Pain management is central to any practice of medicine. Pain is often incommunicable – that is to say that while a professional can ask you about the quality, type, duration, location, and intensity of pain, the subjective actual experience of it is wholly beyond easy adjectives. Pain spans along gradients of urgency and omnipresence, where at even low-to-moderate degrees of both, our functional capacity to really live our life fully can be markedly impaired. Constant pain can limit mobility, it can drastically impact social life, it can inhibit sleep, and it can of course exacerbate or simply generate on its own depression, fear, and deep anger.
Pain Management: Stagnation and Obstruction
It is an old axiom in traditional medicine, but it holds true – pain always comes from obstruction. What should be moving, is not, or is impeded from doing so in its proper course – whether this stagnation is from physical trauma, the aftermath of an illness or as part of its progression, or from simple changes in range of motion and ability with age. Acupuncture, herbal medicine, and bodywork all have a place in treating pain, and especially chronic pain.
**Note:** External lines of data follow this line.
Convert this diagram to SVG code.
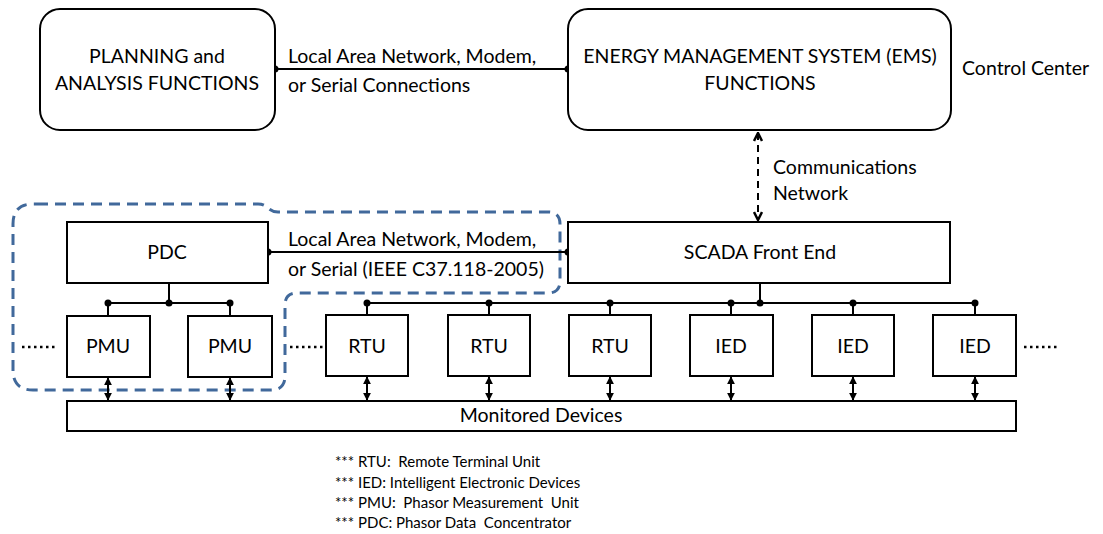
<svg xmlns="http://www.w3.org/2000/svg" width="1103" height="534" viewBox="0 0 1103 534">
<defs>
<style>
.box{fill:#fff;stroke:#000;stroke-width:2}
.t{font-family:Lato,"Liberation Sans",sans-serif;font-size:19.5px;fill:#000}
.c{text-anchor:middle}
.lg{font-family:Lato,"Liberation Sans",sans-serif;font-size:15px;fill:#000;white-space:pre}
.ln{fill:none;stroke:#000;stroke-width:2}
.dot{fill:#000}
.dd{fill:none;stroke:#000;stroke-width:2.5;stroke-dasharray:2.5 3.5}
</style>
<marker id="ah" viewBox="0 0 10 10" refX="9" refY="5" markerWidth="4" markerHeight="4" orient="auto-start-reverse" markerUnits="strokeWidth">
<path d="M0,0 L10,5 L0,10 z" fill="#000"/>
</marker>
<marker id="ah2" viewBox="0 0 10 10" refX="9" refY="5" markerWidth="5" markerHeight="5" orient="auto-start-reverse" markerUnits="strokeWidth">
<path d="M1,1 L9,5 L1,9" fill="none" stroke="#000" stroke-width="2.5"/>
</marker>
</defs>
<rect width="1103" height="534" fill="#fff"/>

<g id="pdc-group-outline">
<path d="M37,204 L258,204 C268,204 268,212 278,212 L548,212 Q560,212 560,224 L560,281 Q560,293 548,293 L297,293 Q285,293 285,305 L285,376 Q285,390 271,390 L33,390 Q13,390 13,370 L13,224 Q13,204 33,204 Z" fill="none" stroke="#41699b" stroke-width="3" stroke-dasharray="11 7"/>
</g>

<g id="connectors">
<line class="ln" x1="275" y1="69" x2="568" y2="69"/>
<circle class="dot" cx="275" cy="69" r="3.5"/>
<circle class="dot" cx="568" cy="69" r="3.5"/>
<line x1="758" y1="133" x2="758" y2="220" stroke="#000" stroke-width="2" stroke-dasharray="7 5" marker-start="url(#ah2)" marker-end="url(#ah2)"/>
<line class="ln" x1="268" y1="252" x2="568" y2="252"/>
<circle class="dot" cx="268" cy="252" r="3.5"/>
<circle class="dot" cx="568" cy="252" r="3.5"/>
<!-- PDC bus -->
<line class="ln" x1="169" y1="283" x2="169" y2="303"/>
<line class="ln" x1="108" y1="303" x2="230" y2="303"/>
<line class="ln" x1="108" y1="303" x2="108" y2="316"/>
<line class="ln" x1="230" y1="303" x2="230" y2="316"/>
<circle class="dot" cx="108" cy="303" r="3.5"/>
<circle class="dot" cx="169" cy="303" r="3.5"/>
<circle class="dot" cx="230" cy="303" r="3.5"/>
<!-- SCADA bus -->
<line class="ln" x1="760" y1="283" x2="760" y2="303"/>
<line class="ln" x1="367" y1="303" x2="975" y2="303"/>
<line class="ln" x1="367" y1="303" x2="367" y2="315"/>
<line class="ln" x1="489" y1="303" x2="489" y2="315"/>
<line class="ln" x1="610" y1="303" x2="610" y2="315"/>
<line class="ln" x1="731" y1="303" x2="731" y2="315"/>
<line class="ln" x1="853" y1="303" x2="853" y2="315"/>
<line class="ln" x1="975" y1="303" x2="975" y2="315"/>
<circle class="dot" cx="367" cy="303" r="3.5"/>
<circle class="dot" cx="489" cy="303" r="3.5"/>
<circle class="dot" cx="610" cy="303" r="3.5"/>
<circle class="dot" cx="731" cy="303" r="3.5"/>
<circle class="dot" cx="760" cy="303" r="3.5"/>
<circle class="dot" cx="853" cy="303" r="3.5"/>
<circle class="dot" cx="975" cy="303" r="3.5"/>
<!-- double arrows to monitored devices -->
<g stroke="#000" stroke-width="2" marker-start="url(#ah)" marker-end="url(#ah)">
<line x1="108" y1="378" x2="108" y2="400"/>
<line x1="230" y1="378" x2="230" y2="400"/>
<line x1="367" y1="377" x2="367" y2="400"/>
<line x1="489" y1="377" x2="489" y2="400"/>
<line x1="610" y1="377" x2="610" y2="400"/>
<line x1="731" y1="377" x2="731" y2="400"/>
<line x1="853" y1="377" x2="853" y2="400"/>
<line x1="975" y1="377" x2="975" y2="400"/>
</g>
<!-- dotted continuation -->
<line class="dd" x1="22" y1="347" x2="58" y2="347"/>
<line class="dd" x1="290" y1="347" x2="324" y2="347"/>
<line class="dd" x1="1024" y1="347" x2="1060" y2="347"/>
</g>

<g id="labels">
<text class="t" x="288" y="63">Local Area Network, Modem,</text>
<text class="t" x="288" y="92">or Serial Connections</text>
<text class="t" x="962" y="75">Control Center</text>
<text class="t" x="773" y="174">Communications</text>
<text class="t" x="773" y="200">Network</text>
<text class="t" x="288" y="246">Local Area Network, Modem,</text>
<text class="t" x="288" y="276">or Serial (IEEE C37.118-2005)</text>
</g>

<g id="planning">
<rect class="box" x="40" y="9" width="235" height="121" rx="20"/>
<text class="t c" x="157" y="63">PLANNING and</text>
<text class="t c" x="157" y="90">ANALYSIS FUNCTIONS</text>
</g>
<g id="ems">
<rect class="box" x="568" y="9" width="383" height="121" rx="20"/>
<text class="t c" x="760" y="63">ENERGY MANAGEMENT SYSTEM (EMS)</text>
<text class="t c" x="760" y="90">FUNCTIONS</text>
</g>
<g id="pdc">
<rect class="box" x="67" y="222" width="201" height="61"/>
<text class="t c" x="167" y="259">PDC</text>
</g>
<g id="scada">
<rect class="box" x="568" y="222" width="382" height="61"/>
<text class="t c" x="760" y="259">SCADA Front End</text>
</g>
<g id="pmu1"><rect class="box" x="67" y="316" width="83" height="61"/><text class="t c" x="108" y="353">PMU</text></g>
<g id="pmu2"><rect class="box" x="188" y="316" width="84" height="61"/><text class="t c" x="230" y="353">PMU</text></g>
<g id="rtu1"><rect class="box" x="326" y="315" width="82" height="61"/><text class="t c" x="367" y="353">RTU</text></g>
<g id="rtu2"><rect class="box" x="448" y="315" width="82" height="61"/><text class="t c" x="489" y="353">RTU</text></g>
<g id="rtu3"><rect class="box" x="569" y="315" width="82" height="61"/><text class="t c" x="610" y="353">RTU</text></g>
<g id="ied1"><rect class="box" x="690" y="315" width="83" height="61"/><text class="t c" x="731" y="353">IED</text></g>
<g id="ied2"><rect class="box" x="812" y="315" width="82" height="61"/><text class="t c" x="853" y="353">IED</text></g>
<g id="ied3"><rect class="box" x="933" y="315" width="83" height="61"/><text class="t c" x="975" y="353">IED</text></g>
<g id="monitored">
<rect class="box" x="67" y="401" width="949" height="30"/>
<text class="t c" x="541" y="422">Monitored Devices</text>
</g>

<g id="legend">
<text class="lg" x="335" y="467">*** RTU:  Remote Terminal Unit</text>
<text class="lg" x="335" y="488">*** IED: Intelligent Electronic Devices</text>
<text class="lg" x="335" y="508">*** PMU:  Phasor Measurement  Unit</text>
<text class="lg" x="335" y="528">*** PDC: Phasor Data  Concentrator</text>
</g>
</svg>
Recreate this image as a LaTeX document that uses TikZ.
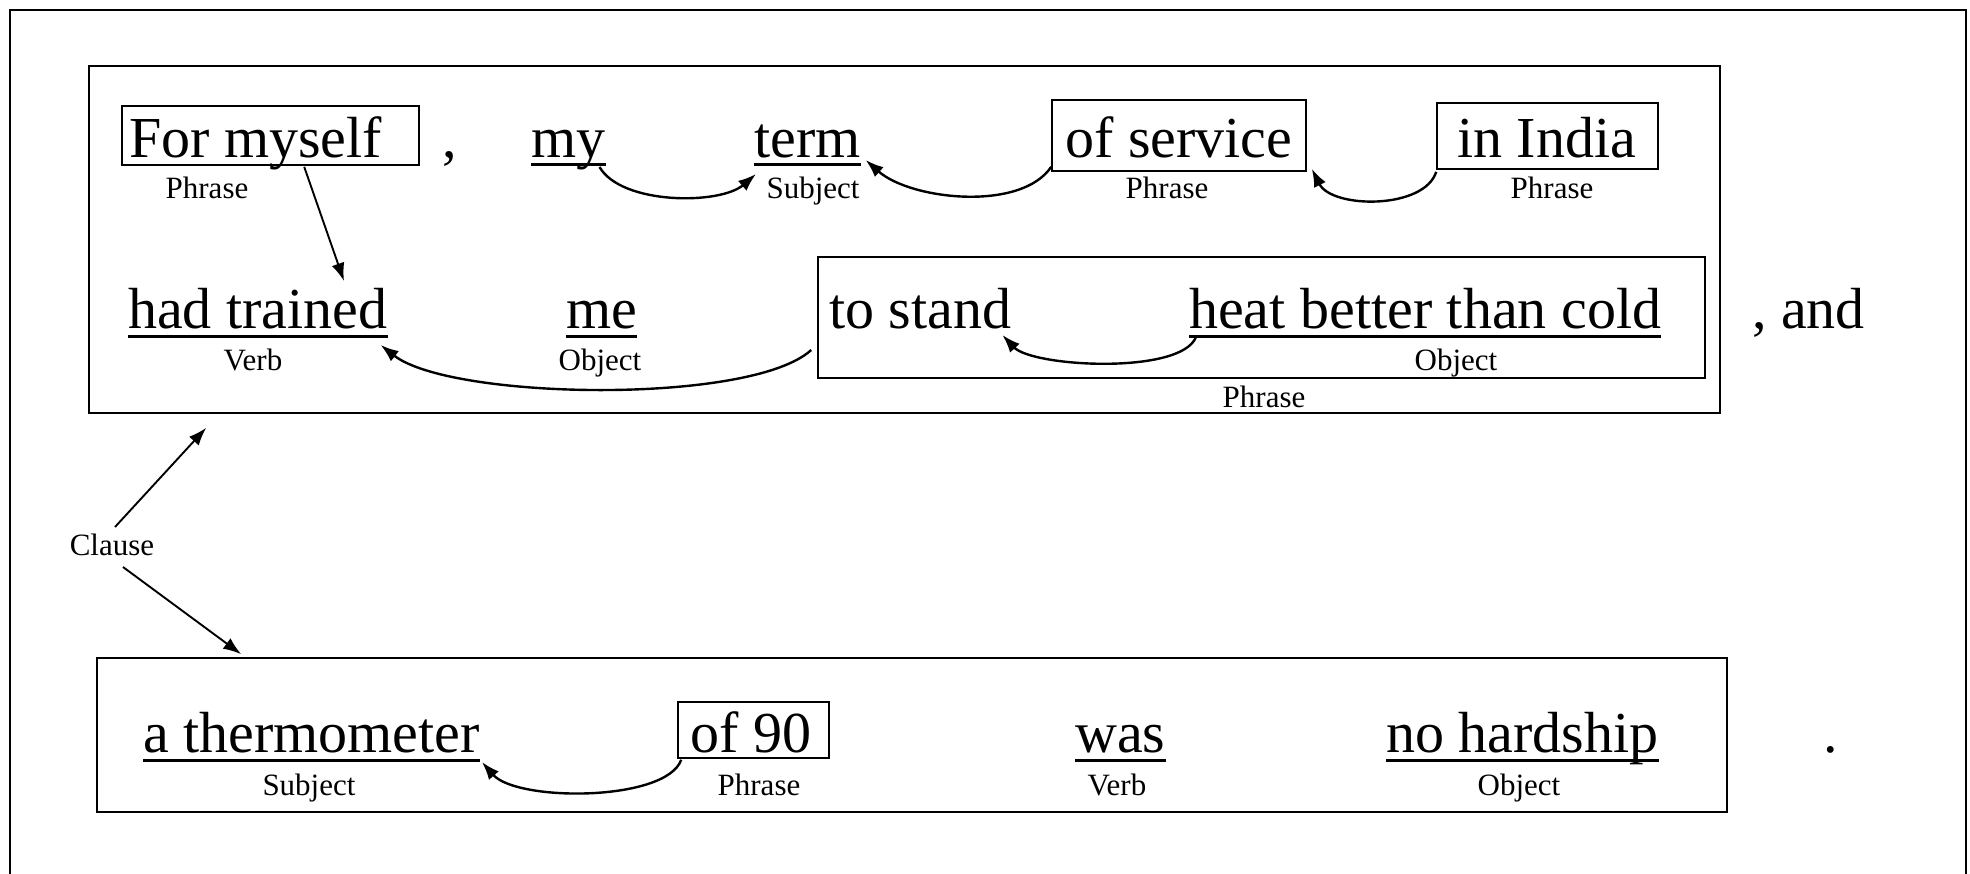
\documentclass[tikz,border=0pt]{standalone}
\usepackage{fontspec}
\setmainfont{Liberation Serif}
\usetikzlibrary{arrows.meta,calc}
\begin{document}
\begin{tikzpicture}[x=1pt,y=-1pt,
  big/.style={inner sep=0pt, font=\fontsize{58}{60}\selectfont, anchor=base west},
  lab/.style={inner sep=0pt, font=\fontsize{31}{33}\selectfont, anchor=base},
  frame/.style={draw, line width=1.6pt, inner sep=0pt},
  ul/.style={line width=3pt},
  arr/.style={line width=2.4pt, -{Latex[length=18pt,width=13pt]}},
  sarr/.style={line width=1.9pt, -{Latex[length=18pt,width=13pt]}},
]
\useasboundingbox (0,0) rectangle (1970,873);
% outer frame
\draw[line width=1.6pt] (10,880) -- (10,10) -- (1966,10) -- (1966,880);

% big boxes
\node[frame, minimum width=1631pt, minimum height=347pt] (ib1) at (904.5,239.5) {};
\node[frame, minimum width=1630pt, minimum height=154pt] (ib2) at (912,735) {};
\node[frame, minimum width=887pt, minimum height=121pt] (pb) at (1261.5,317.5) {};

% phrase boxes
\node[frame, minimum width=297pt, minimum height=59pt] (b1) at (270.5,135.5) {};
\node[frame, minimum width=254pt, minimum height=71pt] (os) at (1179,135.5) {};
\node[frame, minimum width=221pt, minimum height=66pt] (ii) at (1547.5,136) {};
\node[frame, minimum width=151pt, minimum height=56pt] (o9) at (753.5,730) {};

% row 1
\node[big] (fm) at (129,157) {For myself};
\node[big] (c1) at (442,157) {,};
\node[big] (my) at (531,157) {my};
\node[big] (term) at (754,157) {term};
\node[big] (ost) at (1065,157) {of service};
\node[big] (iit) at (1457,157) {in India};
\node[lab] (l1) at (207,198) {Phrase};
\node[lab] (l2) at (813,198) {Subject};
\node[lab] (l3) at (1167,198) {Phrase};
\node[lab] (l4) at (1552,198) {Phrase};

% row 2
\node[big] (ht) at (128,328) {had trained};
\node[big] (me) at (566,328) {me};
\node[big] (ts) at (829,328) {to stand};
\node[big] (hb) at (1189,328) {heat better than cold};
\node[big] (and) at (1752,328) {, and};
\node[lab] (l5) at (253,370) {Verb};
\node[lab] (l6) at (600,370) {Object};
\node[lab] (l7) at (1456,370) {Object};
\node[lab] (l8) at (1264,407) {Phrase};

% row 3
\node[big] (at) at (143,752) {a thermometer};
\node[big] (o9t) at (690,752) {of 90};
\node[big] (was) at (1075,752) {was};
\node[big] (nh) at (1386,752) {no hardship};
\node[big] (dot) at (1823,752) {.};
\node[lab] (l9) at (309,795) {Subject};
\node[lab] (l10) at (759,795) {Phrase};
\node[lab] (l11) at (1117,795) {Verb};
\node[lab] (l12) at (1519,795) {Object};

\node[lab] (cl) at (112,555) {Clause};

% underlines
\foreach \n/\d in {my/7,term/7,ht/8,me/8,hb/8,at/8,was/8,nh/8}
  \draw[ul] ([yshift=-\d pt]\n.base west) -- ([yshift=-\d pt]\n.base east);

% connectors
\draw[sarr] ([xshift=3pt,yshift=28pt]cl.base) -- ([xshift=118pt,yshift=-14pt]ib1.south west);
\draw[sarr] ([xshift=11pt,yshift=-12pt]cl.base) -- ([xshift=145pt,yshift=3pt]ib2.north west);
\draw[sarr] ([xshift=183pt,yshift=-1pt]b1.south west) -- ([xshift=216pt,yshift=47pt]ht.base west);

\draw[arr] ([xshift=-6pt,yshift=-10pt]my.base east) .. controls +(22,38) and +(-36,31) .. ([xshift=2pt,yshift=-17pt]term.base west);
\draw[arr] ([yshift=5pt]os.south west) .. controls +(-30,45) and +(45,40) .. ([xshift=5pt,yshift=-3pt]term.base east);
\draw[arr] ([yshift=-2pt]ii.south west) .. controls +(-12,38) and +(20,40) .. ([xshift=5pt,yshift=3pt]os.south east);
\draw[arr] ([xshift=-6pt,yshift=-32.5pt]pb.west) .. controls +(-60,55) and +(70,55) .. ([xshift=-7pt,yshift=-17pt]ht.base east);
\draw[arr] ([xshift=7pt,yshift=-9pt]hb.base west) .. controls +(-15,38) and +(30,32) .. ([xshift=-9pt,yshift=-7pt]ts.base east);
\draw[arr] ([xshift=4pt,yshift=-1pt]o9.south west) .. controls +(-15,42) and +(35,40) .. ([xshift=2pt,yshift=-10pt]at.base east);
\end{tikzpicture}
\end{document}
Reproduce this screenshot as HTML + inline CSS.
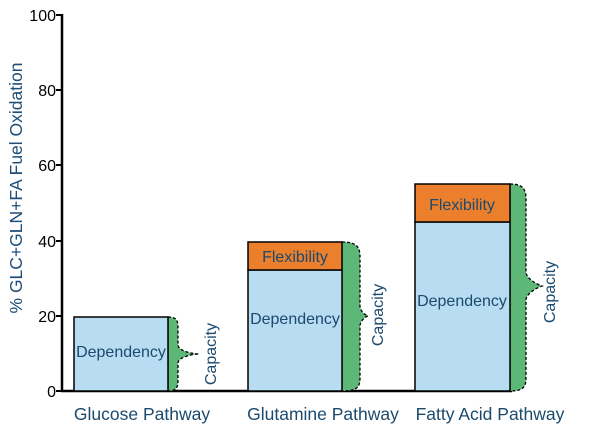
<!DOCTYPE html>
<html><head><meta charset="utf-8"><style>
html,body{margin:0;padding:0;background:#fff;}
svg{display:block;}
text{font-family:"Liberation Sans",sans-serif;}
</style></head><body>
<svg width="600" height="431" viewBox="0 0 600 431" xmlns="http://www.w3.org/2000/svg">
<line x1="62" y1="14" x2="62" y2="392" stroke="#000" stroke-width="2.5"/>
<line x1="61" y1="391" x2="512" y2="391" stroke="#000" stroke-width="2.5"/>
<g stroke="#000" stroke-width="2">
<line x1="56" y1="15" x2="62" y2="15"/><line x1="56" y1="90" x2="62" y2="90"/>
<line x1="56" y1="165" x2="62" y2="165"/><line x1="56" y1="241" x2="62" y2="241"/>
<line x1="56" y1="316" x2="62" y2="316"/><line x1="56" y1="391" x2="62" y2="391"/>
</g>
<g font-size="16" fill="#000" text-anchor="end">
<text x="56" y="21">100</text><text x="56" y="96">80</text><text x="56" y="171">60</text>
<text x="56" y="247">40</text><text x="56" y="322">20</text><text x="56" y="397">0</text>
</g>
<text transform="translate(22,188) rotate(-90)" font-size="17.5" fill="#1f4e79" text-anchor="middle">% GLC+GLN+FA Fuel Oxidation</text>

<g fill="#5db878" stroke="#000" stroke-width="1.3" stroke-dasharray="3,2">
<path d="M168,317 C178,317 178,322 178,330 L178,345 C178,351 193,354 199,354 C193,354 178,357 178,363 L178,380 C178,388 176,391 168,391 Z"/>
<path d="M342,242 C358,242 360,248 360,258 L360,306 C360,311 365,315 368,316 C365,317 360,321 360,326 L360,378 C360,388 356,391 342,391 Z"/>
<path d="M510,184 C524,184 526,190 526,200 L526,272 C526,278 536,284 542,286 C536,288 526,294 526,300 L526,378 C526,388 522,391 510,391 Z"/>
</g>

<g stroke="#000" stroke-width="1.5">
<rect x="74" y="317" width="94" height="74" fill="#b8dcf1"/>
<rect x="248" y="270" width="94" height="121" fill="#b8dcf1"/>
<rect x="248" y="242" width="94" height="28" fill="#ec7f2c"/>
<rect x="415" y="222" width="95" height="169" fill="#b8dcf1"/>
<rect x="415" y="184" width="95" height="38" fill="#ec7f2c"/>
</g>

<g font-size="16" fill="#1b4a6e" text-anchor="middle">
<text x="121" y="357">Dependency</text>
<text x="295" y="324">Dependency</text>
<text x="295" y="262">Flexibility</text>
<text x="462" y="306">Dependency</text>
<text x="462" y="210">Flexibility</text>
<text transform="translate(216,354) rotate(-90)">Capacity</text>
<text transform="translate(383,315) rotate(-90)">Capacity</text>
<text transform="translate(555,292) rotate(-90)">Capacity</text>
</g>
<g font-size="17.5" fill="#1b4a6e" text-anchor="middle">
<text x="142" y="420">Glucose Pathway</text>
<text x="323" y="420">Glutamine Pathway</text>
<text x="490" y="420">Fatty Acid Pathway</text>
</g>
</svg>
</body></html>
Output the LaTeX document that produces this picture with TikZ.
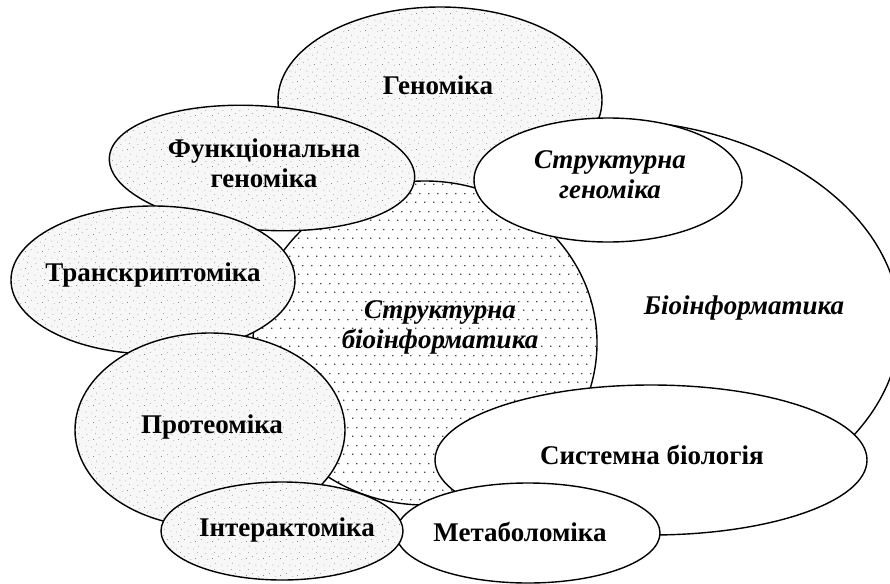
\documentclass[tikz,border=0pt]{standalone}
\usepackage{fontspec}
\setmainfont{Liberation Serif}
\usetikzlibrary{patterns.meta}

% regular dots for the centre oval
\tikzdeclarepattern{
  name=dotgrid,
  type=uncolored,
  bottom left={(0pt,0pt)},
  top right={(9pt,18pt)},
  tile size={(9pt,18pt)},
  code={
    \fill (2pt,4pt) circle (0.8pt);
    \fill (6.5pt,13pt) circle (0.8pt);
  }
}

% grainy speckle for the grey ovals
\tikzdeclarepattern{
  name=speckle,
  type=uncolored,
  bottom left={(0pt,0pt)},
  top right={(17pt,17pt)},
  tile size={(17pt,17pt)},
  code={
    \fill (1pt,2pt) circle (0.4pt);
    \fill (7pt,1pt) circle (0.35pt);
    \fill (12pt,4pt) circle (0.4pt);
    \fill (4pt,8pt) circle (0.35pt);
    \fill (9pt,9pt) circle (0.4pt);
    \fill (15pt,11pt) circle (0.35pt);
    \fill (2pt,14pt) circle (0.4pt);
    \fill (11pt,15pt) circle (0.35pt);
  }
}

\tikzset{
  oval/.style={draw, line width=1.4pt, fill=white},
  grainy/.style={draw, line width=1.4pt, pattern=speckle, pattern color=black!70, preaction={fill=gray!6}},
  dotty/.style={draw, line width=1.4pt, pattern=dotgrid, pattern color=black, preaction={fill=white}},
  lbl/.style={font=\fontsize{27}{30}\selectfont\bfseries, align=center, inner sep=0pt},
  lblit/.style={lbl, font=\fontsize{27}{30}\selectfont\bfseries\itshape}
}

\begin{document}
\begin{tikzpicture}[x=1pt, y=-1pt]

    \useasboundingbox (0,0) rectangle (890,583);

    % Draw the big bioinformatics oval first, the rest sits on it
    \draw[oval] (605,325) ellipse [x radius=295pt, y radius=205pt];

    % Genomics
    \draw[grainy] (440,100) ellipse [x radius=162pt, y radius=93pt];

    % Structural bioinformatics (dotted)
    \draw[dotty] (425,343) ellipse [x radius=172pt, y radius=162pt];

    % Functional genomics
    \draw[grainy] (262,168) ellipse [x radius=153pt, y radius=62pt, rotate=-4];

    % Structural genomics
    \draw[oval] (608,180) ellipse [x radius=134pt, y radius=62pt];

    % Transcriptomics
    \draw[grainy] (153,280) ellipse [x radius=142pt, y radius=74pt];

    % Proteomics
    \draw[grainy] (210,430) ellipse [x radius=135pt, y radius=97pt];

    % Systems biology
    \draw[oval] (651,460) ellipse [x radius=216pt, y radius=75pt];

    % Metabolomics
    \draw[oval] (528,533) ellipse [x radius=132pt, y radius=50pt];

    % Interactomics
    \draw[grainy] (282,531) ellipse [x radius=121pt, y radius=49pt];

    % Labels
    \node[lbl] (genom) at (438,85) {Геноміка};
    \node[lbl] (funcgen) at (264,163) {Функціональна\\геноміка};
    \node[lblit] (strgen) at (610,175) {Структурна\\геноміка};
    \node[lbl] (transcr) at (153,275) {Транскриптоміка};
    \node[lblit] (strbio) at (440,327) {Структурна\\біоінформатика};
    \node[lblit] (bioinf) at (744,308) {Біоінформатика};
    \node[lbl] (proteo) at (212,427) {Протеоміка};
    \node[lbl] (sysbio) at (652,455) {Системна біологія};
    \node[lbl] (interact) at (287,530) {Інтерактоміка};
    \node[lbl] (metab) at (520,532) {Метаболоміка};

\end{tikzpicture}
\end{document}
There are three strategies at work when treating pain, though one of traditional medicine’s profound benefits is that it has the capacity to make use of each of these strategies simultaneously. The first strategy is to bring down the subjective experience of pain, right then and there, while you are being treated, and work to ensure that it stays down for some time after, for increasing durations with repeated treatments. The second strategy is work with you to discover or to clearly elucidate what functional aspects of your life in terms of mobility, sleep, and the like are most affected by the pain, and to ease the negative impact. Finally, and perhaps in some ways most importantly, acupuncture has the potential to help shift one’s relationship to the pain itself, both bodily and psychologically. Chronic pain generates fear, and a deep tension of resistance in the body to further experience of that pain. And while during some acute phase of injury it is healthy for the body to clench and recoil at the reintroduction of pain, after some fairly short time, this tension serves no purpose but to actually increase the experience of pain, and lessen the likelihood of its cessation. There are emotional and psychological aspects to this certainly, but when tension is too great, stress tightens capillary beds in a sympathetic nervous system response, and circulation to all but vital areas is inhibited. Muscles and whole limbs, and ultimately much of the whole body in long-term pain, can be undernourished and chronically clenched, producing a self-reinforcing cycle of tension, impaired circulation, and immobility.